While the mega stake sale in Coal India and ONGC is still uncertain, the government appears set to miss the R52,000 crore disinvestment target, as R15,000 crore estimated from the residual stake sale in HZL and Balco is also unlikely to come this year.
The stake sale in FY15 drawing just R1,800 crore with less than two and half months remaining in the fiscal, the whole process is again one of fixing high targets in the Budget to keep the fiscal deficit low and then falling short.
The way disinvestment is tackled in the Budget for FY16, therefore, would be crucial in terms of both policy and fiscal strategy.
With Narendra Modi in favour of strengthening PSUs, the government may look at disinvestment differently and instead of going for mega stake sales, it can look at getting more dividends by improving the health of PSUs.

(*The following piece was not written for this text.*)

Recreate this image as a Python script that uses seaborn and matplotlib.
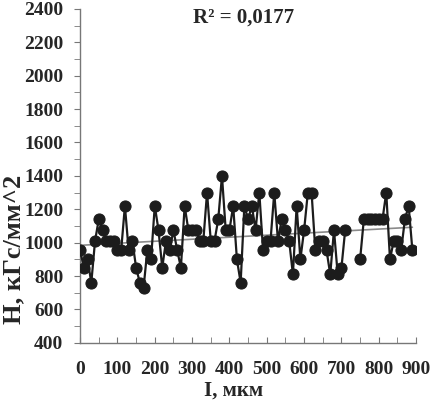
import numpy as np
import pandas as pd
import seaborn as sns
import matplotlib.pyplot as plt
from matplotlib.ticker import MultipleLocator

# Distance along the sample, µm (step 10)
distance = list(range(0, 900, 10))

# Microhardness H, kgf/mm^2 (NaN = missing measurement)
hardness = [
    955, 850, 900, 760, 1010, 1140, 1075, 1010, 1010, 1010,
    955, 955, 1220, 955, 1010, 850, 760, 730, 955, 900,
    1220, 1075, 850, 1010, 955, 1075, 955, 850, 1220, 1075,
    1075, 1075, 1010, 1010, 1300, 1010, 1010, 1140, 1400, 1075,
    1075, 1220, 900, 760, 1220, 1140, 1220, 1075, 1300, 955,
    1010, 1010, 1300, 1010, 1140, 1075, 1010, 810, 1220, 900,
    1075, 1300, 1300, 955, 1010, 1010, 955, 810, 1075, 810,
    850, 1075, np.nan, np.nan, np.nan, 900, 1140, 1140, 1140, 1140,
    1140, 1140, 1300, 900, 1010, 1010, 955, 1140, 1220, 955,
]

r2_label = "R² = 0,0177"

df = pd.DataFrame({"I": distance, "H": hardness})
# split into continuous pieces so the gap is kept
df["segment"] = df["H"].isna().cumsum()
df_clean = df.dropna()

sns.set_style("ticks")
plt.rcParams["font.family"] = ["Liberation Serif", "DejaVu Serif"]
plt.rcParams["font.weight"] = "bold"

fig = plt.figure(figsize=(4.33, 4.01), dpi=100)
ax = fig.add_axes([0.185, 0.145, 0.776, 0.833])

sns.lineplot(data=df_clean, x="I", y="H", units="segment", estimator=None,
             color="#1c1c1c", lw=1.6, marker="o", markersize=8,
             markeredgecolor="#1c1c1c", ax=ax, zorder=3)
sns.regplot(data=df_clean, x="I", y="H", scatter=False, ci=None,
            line_kws={"color": "#8a8a8a", "lw": 1.2}, ax=ax)

ax.set_xlim(0, 900)
ax.set_ylim(400, 2400)
ax.xaxis.set_major_locator(MultipleLocator(100))
ax.xaxis.set_minor_locator(MultipleLocator(50))
ax.yaxis.set_major_locator(MultipleLocator(200))
ax.yaxis.set_minor_locator(MultipleLocator(100))
ax.tick_params(axis="y", which="both", direction="out", length=4, color="#777777",
               labelsize=14, pad=8)
ax.tick_params(axis="x", which="both", direction="in", length=4, color="#777777",
               labelsize=14, pad=13)
for lab in ax.get_xticklabels() + ax.get_yticklabels():
    lab.set_fontweight("bold")

sns.despine(ax=ax)
for s in ["left", "bottom"]:
    ax.spines[s].set_color("#777777")
    ax.spines[s].set_linewidth(1.0)

ax.set_xlabel("I, мкм", fontsize=15, fontweight="bold")
ax.set_ylabel("H, кГс/мм^2", fontsize=19, fontweight="bold")
ax.xaxis.set_label_coords(0.458, -0.112)
ax.yaxis.set_label_coords(-0.163, 0.28)
ax.text(0.485, 0.975, r2_label, transform=ax.transAxes, ha="center", va="center",
        fontsize=15, fontweight="bold")

fig.savefig("out.png", dpi=100)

But given the resource requirements, disinvestment in small packets of 5% and 10% along with dilution of SUUTI, which alone can give R61,000 crore and residual stake sale in HZL Balco can help government garner additional revenue that can help boost investment.
The total disinvestment money in FY15 Budget is pegged at R63,425 crore including the receipts from SDRs and R6,500 crore from SUUTI, and according to the current strategy, disinvestment target for both FY16 and FY17 being looked at is R55,000 crore.